Along with the 2010 edition of its fantasy baseball products, CBSSports.com is rolling out in-depth analytical tools — which can be accessed for free on its fantasy news site.
Like in Bloomberg’s case, CBS Sports’ analytics spawned from tools geared toward business analytics. The effort is a collaboration with software company Tableau, which has been around since 2003 and hails itself as the product of combining “an Academy-Award winning professor from the nation’s most prestigious university (Stanford), a savvy business leader with a passion for data, and a brilliant computer scientist.”
CBS and Tableau began talking about the work in mid-2009 and produced some well-received tools for the recently completed NFL season. Of course, we all know that baseball is the game where stat (over?)analysis thrives, so the roll-out for this year’s fantasy baseball campaign sits as the centerpiece.
At the center of that piece is a stat referred to as “RC/27,” which means “runs created per 27 outs.” In plain language, it’s a projection of how many runs a lineup would produce in a single game if a particular player batted in every spot. For example, the rating of National League first basemen that’s sitting on the site as I write this tells me that a lineup of Albert Pujols’ would put up four more runs per game than a whole set of Derrek Lees.
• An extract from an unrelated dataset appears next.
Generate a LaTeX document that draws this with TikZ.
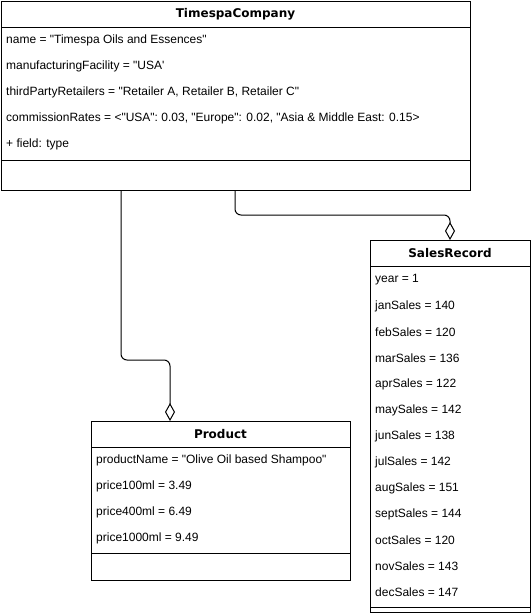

CBSSports.com has tapped “data analyst” Al Melchior to present much of this research and will post new material at least several times a week through baseball season. The data presents other new stats — as well as explanations of their meanings — and the tools within these articles can be customized for different scoring systems and views. The company will also likely look to apply the tools to other sports in the future.
In this highly competitive fantasy games market, it will be interesting to see if CBS’ effort spurs similar undertakings for the other top commissioner engines. At the least, it’s another way for fantasy players to dig deeply into the numbers.